» SHORT PROBLEM
Quote each line of the material verbatim, without the pictures.

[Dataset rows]

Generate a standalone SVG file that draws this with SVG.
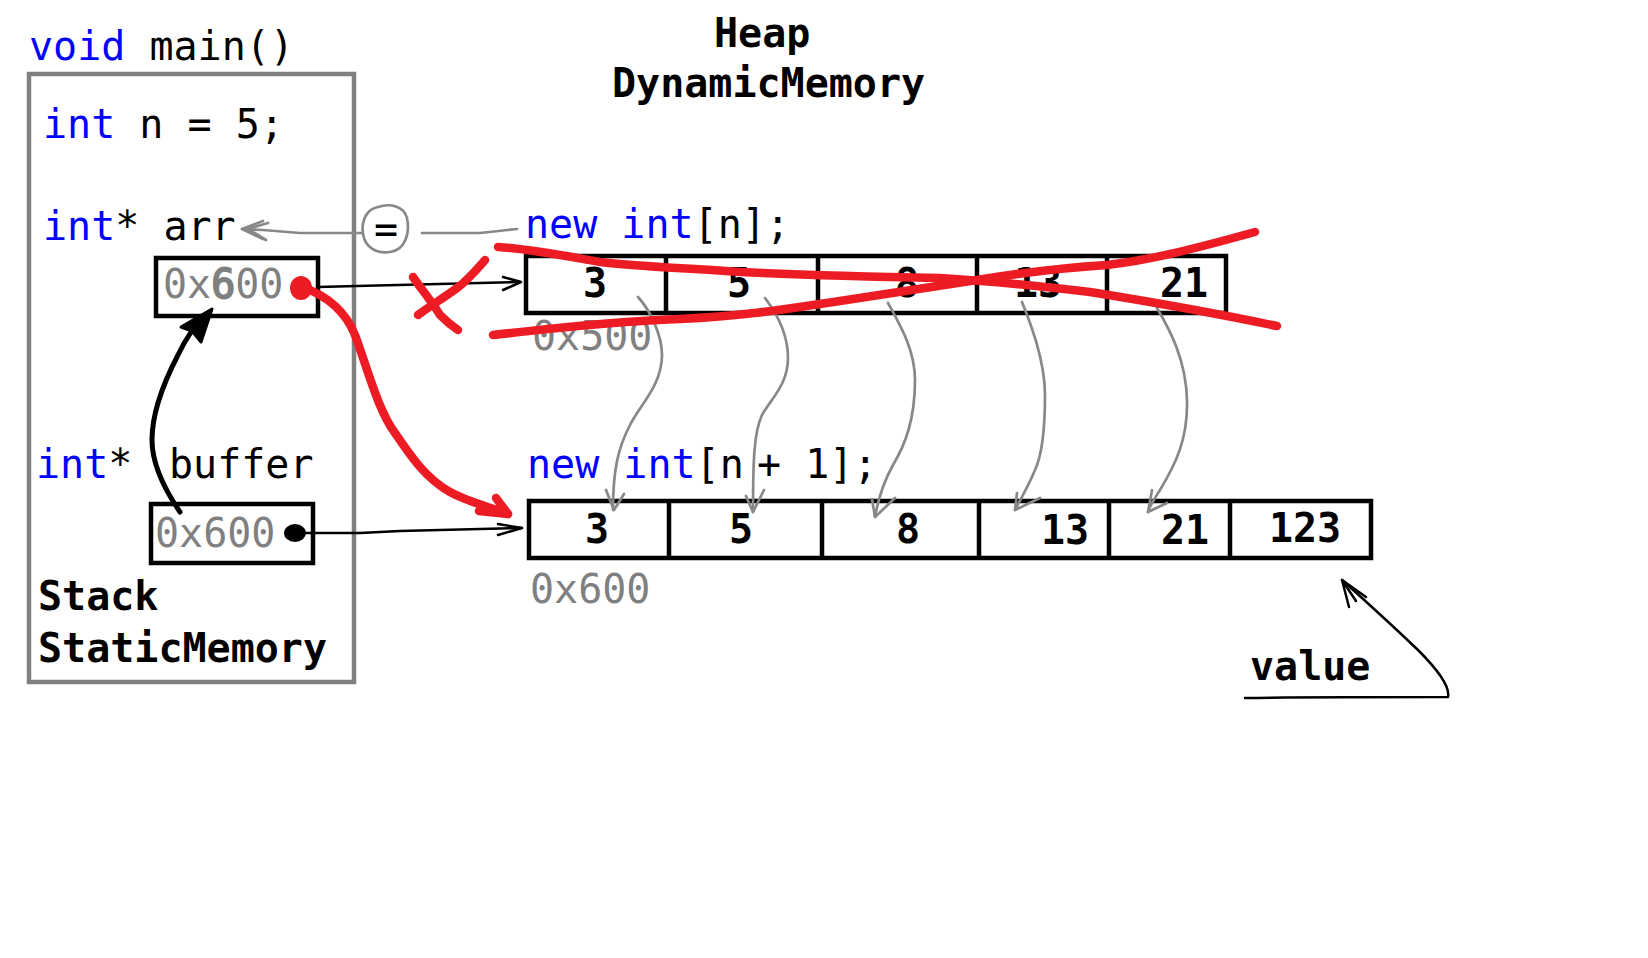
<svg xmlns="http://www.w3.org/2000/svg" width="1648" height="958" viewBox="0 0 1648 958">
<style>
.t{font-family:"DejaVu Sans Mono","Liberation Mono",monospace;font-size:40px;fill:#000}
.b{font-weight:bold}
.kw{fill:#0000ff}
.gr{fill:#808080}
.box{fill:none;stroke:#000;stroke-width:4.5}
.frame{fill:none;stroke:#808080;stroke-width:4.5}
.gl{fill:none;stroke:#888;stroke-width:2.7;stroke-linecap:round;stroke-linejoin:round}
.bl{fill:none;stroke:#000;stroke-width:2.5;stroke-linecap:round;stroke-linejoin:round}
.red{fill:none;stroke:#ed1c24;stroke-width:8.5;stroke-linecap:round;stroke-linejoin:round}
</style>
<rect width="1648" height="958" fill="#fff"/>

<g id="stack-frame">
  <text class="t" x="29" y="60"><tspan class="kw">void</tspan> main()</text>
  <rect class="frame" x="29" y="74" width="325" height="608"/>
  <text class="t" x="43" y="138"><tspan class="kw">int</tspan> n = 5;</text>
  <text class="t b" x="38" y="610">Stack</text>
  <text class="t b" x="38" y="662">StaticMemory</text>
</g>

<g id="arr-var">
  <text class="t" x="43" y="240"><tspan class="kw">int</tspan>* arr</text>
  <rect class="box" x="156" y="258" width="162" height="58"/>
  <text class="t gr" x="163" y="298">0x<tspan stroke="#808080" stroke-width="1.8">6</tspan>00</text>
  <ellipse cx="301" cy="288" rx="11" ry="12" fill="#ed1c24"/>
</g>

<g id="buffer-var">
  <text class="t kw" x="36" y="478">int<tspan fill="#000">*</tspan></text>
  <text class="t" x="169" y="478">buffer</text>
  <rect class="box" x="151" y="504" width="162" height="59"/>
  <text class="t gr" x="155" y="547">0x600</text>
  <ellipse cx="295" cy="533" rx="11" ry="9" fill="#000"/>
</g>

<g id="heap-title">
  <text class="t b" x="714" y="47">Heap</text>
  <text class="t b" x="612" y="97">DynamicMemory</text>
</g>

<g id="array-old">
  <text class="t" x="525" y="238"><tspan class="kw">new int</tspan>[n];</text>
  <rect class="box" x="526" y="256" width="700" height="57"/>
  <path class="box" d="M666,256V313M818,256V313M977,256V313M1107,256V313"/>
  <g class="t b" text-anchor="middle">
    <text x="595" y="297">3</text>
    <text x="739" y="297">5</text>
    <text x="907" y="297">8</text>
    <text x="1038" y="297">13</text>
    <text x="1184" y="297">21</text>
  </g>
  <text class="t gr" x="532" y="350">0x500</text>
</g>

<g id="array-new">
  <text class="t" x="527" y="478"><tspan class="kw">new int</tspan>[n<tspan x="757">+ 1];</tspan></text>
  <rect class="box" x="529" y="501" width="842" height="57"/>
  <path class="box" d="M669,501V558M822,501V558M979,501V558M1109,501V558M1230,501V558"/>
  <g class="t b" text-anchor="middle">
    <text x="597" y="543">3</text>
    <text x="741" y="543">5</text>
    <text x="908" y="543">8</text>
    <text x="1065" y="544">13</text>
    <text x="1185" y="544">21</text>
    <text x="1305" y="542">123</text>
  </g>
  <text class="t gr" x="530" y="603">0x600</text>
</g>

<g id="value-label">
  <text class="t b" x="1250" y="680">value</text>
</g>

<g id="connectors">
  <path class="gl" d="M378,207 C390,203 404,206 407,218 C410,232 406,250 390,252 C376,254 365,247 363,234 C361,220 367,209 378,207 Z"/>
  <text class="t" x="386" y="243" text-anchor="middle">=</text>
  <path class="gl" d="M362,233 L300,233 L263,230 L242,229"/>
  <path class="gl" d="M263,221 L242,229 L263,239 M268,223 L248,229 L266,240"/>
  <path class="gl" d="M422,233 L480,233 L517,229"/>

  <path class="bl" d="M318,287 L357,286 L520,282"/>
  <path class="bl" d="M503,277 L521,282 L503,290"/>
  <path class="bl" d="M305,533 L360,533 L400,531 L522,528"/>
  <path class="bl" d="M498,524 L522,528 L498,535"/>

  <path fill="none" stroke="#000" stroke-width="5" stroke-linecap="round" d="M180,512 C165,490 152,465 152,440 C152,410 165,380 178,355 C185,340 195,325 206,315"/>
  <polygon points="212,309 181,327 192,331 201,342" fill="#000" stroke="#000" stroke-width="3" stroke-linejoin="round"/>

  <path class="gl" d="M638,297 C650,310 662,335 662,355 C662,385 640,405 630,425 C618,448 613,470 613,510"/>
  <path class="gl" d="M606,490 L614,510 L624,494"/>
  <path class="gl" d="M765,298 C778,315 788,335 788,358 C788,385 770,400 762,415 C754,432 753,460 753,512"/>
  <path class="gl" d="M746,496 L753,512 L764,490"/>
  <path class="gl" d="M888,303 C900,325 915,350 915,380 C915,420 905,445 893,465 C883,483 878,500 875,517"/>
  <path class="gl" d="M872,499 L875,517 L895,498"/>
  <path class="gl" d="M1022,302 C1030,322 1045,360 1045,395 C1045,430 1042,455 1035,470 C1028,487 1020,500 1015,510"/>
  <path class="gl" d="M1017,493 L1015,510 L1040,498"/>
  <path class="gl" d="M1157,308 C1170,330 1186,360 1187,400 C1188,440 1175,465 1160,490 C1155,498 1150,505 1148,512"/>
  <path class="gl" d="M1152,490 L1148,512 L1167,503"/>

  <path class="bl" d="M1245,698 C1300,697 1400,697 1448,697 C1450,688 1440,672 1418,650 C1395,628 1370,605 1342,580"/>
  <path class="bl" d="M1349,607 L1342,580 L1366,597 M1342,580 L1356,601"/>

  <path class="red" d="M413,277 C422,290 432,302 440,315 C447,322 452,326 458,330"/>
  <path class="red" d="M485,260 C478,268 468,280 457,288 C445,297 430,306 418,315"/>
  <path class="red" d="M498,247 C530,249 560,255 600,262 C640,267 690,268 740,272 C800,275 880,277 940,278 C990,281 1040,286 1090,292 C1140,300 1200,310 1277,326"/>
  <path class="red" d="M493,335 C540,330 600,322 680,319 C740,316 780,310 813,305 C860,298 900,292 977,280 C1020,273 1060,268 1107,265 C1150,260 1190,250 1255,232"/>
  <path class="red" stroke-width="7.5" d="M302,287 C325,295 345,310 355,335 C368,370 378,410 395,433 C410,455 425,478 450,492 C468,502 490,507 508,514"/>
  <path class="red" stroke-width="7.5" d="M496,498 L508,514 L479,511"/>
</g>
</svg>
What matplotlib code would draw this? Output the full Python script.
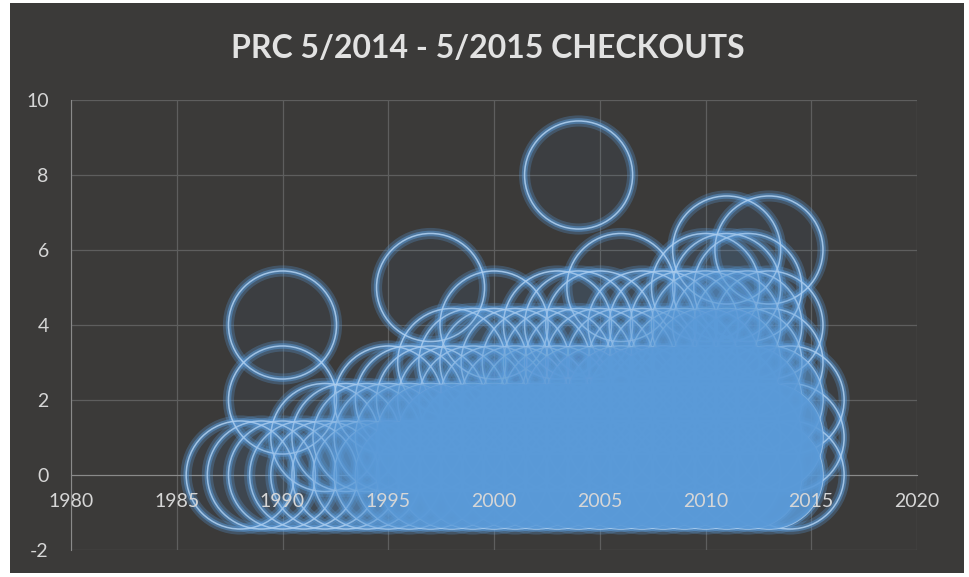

» TASK RESULT
Generate a standalone SVG file that draws this with SVG.
<svg xmlns="http://www.w3.org/2000/svg" width="1648" height="958" viewBox="0 0 1648 958">
<style>
.t{font-family:"DejaVu Sans Mono","Liberation Mono",monospace;font-size:40px;fill:#000}
.b{font-weight:bold}
.kw{fill:#0000ff}
.gr{fill:#808080}
.box{fill:none;stroke:#000;stroke-width:4.5}
.frame{fill:none;stroke:#808080;stroke-width:4.5}
.gl{fill:none;stroke:#888;stroke-width:2.7;stroke-linecap:round;stroke-linejoin:round}
.bl{fill:none;stroke:#000;stroke-width:2.5;stroke-linecap:round;stroke-linejoin:round}
.red{fill:none;stroke:#ed1c24;stroke-width:8.5;stroke-linecap:round;stroke-linejoin:round}
</style>
<rect width="1648" height="958" fill="#fff"/>

<g id="stack-frame">
  <text class="t" x="29" y="60"><tspan class="kw">void</tspan> main()</text>
  <rect class="frame" x="29" y="74" width="325" height="608"/>
  <text class="t" x="43" y="138"><tspan class="kw">int</tspan> n = 5;</text>
  <text class="t b" x="38" y="610">Stack</text>
  <text class="t b" x="38" y="662">StaticMemory</text>
</g>

<g id="arr-var">
  <text class="t" x="43" y="240"><tspan class="kw">int</tspan>* arr</text>
  <rect class="box" x="156" y="258" width="162" height="58"/>
  <text class="t gr" x="163" y="298">0x<tspan stroke="#808080" stroke-width="1.8">6</tspan>00</text>
  <ellipse cx="301" cy="288" rx="11" ry="12" fill="#ed1c24"/>
</g>

<g id="buffer-var">
  <text class="t kw" x="36" y="478">int<tspan fill="#000">*</tspan></text>
  <text class="t" x="169" y="478">buffer</text>
  <rect class="box" x="151" y="504" width="162" height="59"/>
  <text class="t gr" x="155" y="547">0x600</text>
  <ellipse cx="295" cy="533" rx="11" ry="9" fill="#000"/>
</g>

<g id="heap-title">
  <text class="t b" x="714" y="47">Heap</text>
  <text class="t b" x="612" y="97">DynamicMemory</text>
</g>

<g id="array-old">
  <text class="t" x="525" y="238"><tspan class="kw">new int</tspan>[n];</text>
  <rect class="box" x="526" y="256" width="700" height="57"/>
  <path class="box" d="M666,256V313M818,256V313M977,256V313M1107,256V313"/>
  <g class="t b" text-anchor="middle">
    <text x="595" y="297">3</text>
    <text x="739" y="297">5</text>
    <text x="907" y="297">8</text>
    <text x="1038" y="297">13</text>
    <text x="1184" y="297">21</text>
  </g>
  <text class="t gr" x="532" y="350">0x500</text>
</g>

<g id="array-new">
  <text class="t" x="527" y="478"><tspan class="kw">new int</tspan>[n<tspan x="757">+ 1];</tspan></text>
  <rect class="box" x="529" y="501" width="842" height="57"/>
  <path class="box" d="M669,501V558M822,501V558M979,501V558M1109,501V558M1230,501V558"/>
  <g class="t b" text-anchor="middle">
    <text x="597" y="543">3</text>
    <text x="741" y="543">5</text>
    <text x="908" y="543">8</text>
    <text x="1065" y="544">13</text>
    <text x="1185" y="544">21</text>
    <text x="1305" y="542">123</text>
  </g>
  <text class="t gr" x="530" y="603">0x600</text>
</g>

<g id="value-label">
  <text class="t b" x="1250" y="680">value</text>
</g>

<g id="connectors">
  <path class="gl" d="M378,207 C390,203 404,206 407,218 C410,232 406,250 390,252 C376,254 365,247 363,234 C361,220 367,209 378,207 Z"/>
  <text class="t" x="386" y="243" text-anchor="middle">=</text>
  <path class="gl" d="M362,233 L300,233 L263,230 L242,229"/>
  <path class="gl" d="M263,221 L242,229 L263,239 M268,223 L248,229 L266,240"/>
  <path class="gl" d="M422,233 L480,233 L517,229"/>

  <path class="bl" d="M318,287 L357,286 L520,282"/>
  <path class="bl" d="M503,277 L521,282 L503,290"/>
  <path class="bl" d="M305,533 L360,533 L400,531 L522,528"/>
  <path class="bl" d="M498,524 L522,528 L498,535"/>

  <path fill="none" stroke="#000" stroke-width="5" stroke-linecap="round" d="M180,512 C165,490 152,465 152,440 C152,410 165,380 178,355 C185,340 195,325 206,315"/>
  <polygon points="212,309 181,327 192,331 201,342" fill="#000" stroke="#000" stroke-width="3" stroke-linejoin="round"/>

  <path class="gl" d="M638,297 C650,310 662,335 662,355 C662,385 640,405 630,425 C618,448 613,470 613,510"/>
  <path class="gl" d="M606,490 L614,510 L624,494"/>
  <path class="gl" d="M765,298 C778,315 788,335 788,358 C788,385 770,400 762,415 C754,432 753,460 753,512"/>
  <path class="gl" d="M746,496 L753,512 L764,490"/>
  <path class="gl" d="M888,303 C900,325 915,350 915,380 C915,420 905,445 893,465 C883,483 878,500 875,517"/>
  <path class="gl" d="M872,499 L875,517 L895,498"/>
  <path class="gl" d="M1022,302 C1030,322 1045,360 1045,395 C1045,430 1042,455 1035,470 C1028,487 1020,500 1015,510"/>
  <path class="gl" d="M1017,493 L1015,510 L1040,498"/>
  <path class="gl" d="M1157,308 C1170,330 1186,360 1187,400 C1188,440 1175,465 1160,490 C1155,498 1150,505 1148,512"/>
  <path class="gl" d="M1152,490 L1148,512 L1167,503"/>

  <path class="bl" d="M1245,698 C1300,697 1400,697 1448,697 C1450,688 1440,672 1418,650 C1395,628 1370,605 1342,580"/>
  <path class="bl" d="M1349,607 L1342,580 L1366,597 M1342,580 L1356,601"/>

  <path class="red" d="M413,277 C422,290 432,302 440,315 C447,322 452,326 458,330"/>
  <path class="red" d="M485,260 C478,268 468,280 457,288 C445,297 430,306 418,315"/>
  <path class="red" d="M498,247 C530,249 560,255 600,262 C640,267 690,268 740,272 C800,275 880,277 940,278 C990,281 1040,286 1090,292 C1140,300 1200,310 1277,326"/>
  <path class="red" d="M493,335 C540,330 600,322 680,319 C740,316 780,310 813,305 C860,298 900,292 977,280 C1020,273 1060,268 1107,265 C1150,260 1190,250 1255,232"/>
  <path class="red" stroke-width="7.5" d="M302,287 C325,295 345,310 355,335 C368,370 378,410 395,433 C410,455 425,478 450,492 C468,502 490,507 508,514"/>
  <path class="red" stroke-width="7.5" d="M496,498 L508,514 L479,511"/>
</g>
</svg>
What matplotlib code would draw this? Output the full Python script.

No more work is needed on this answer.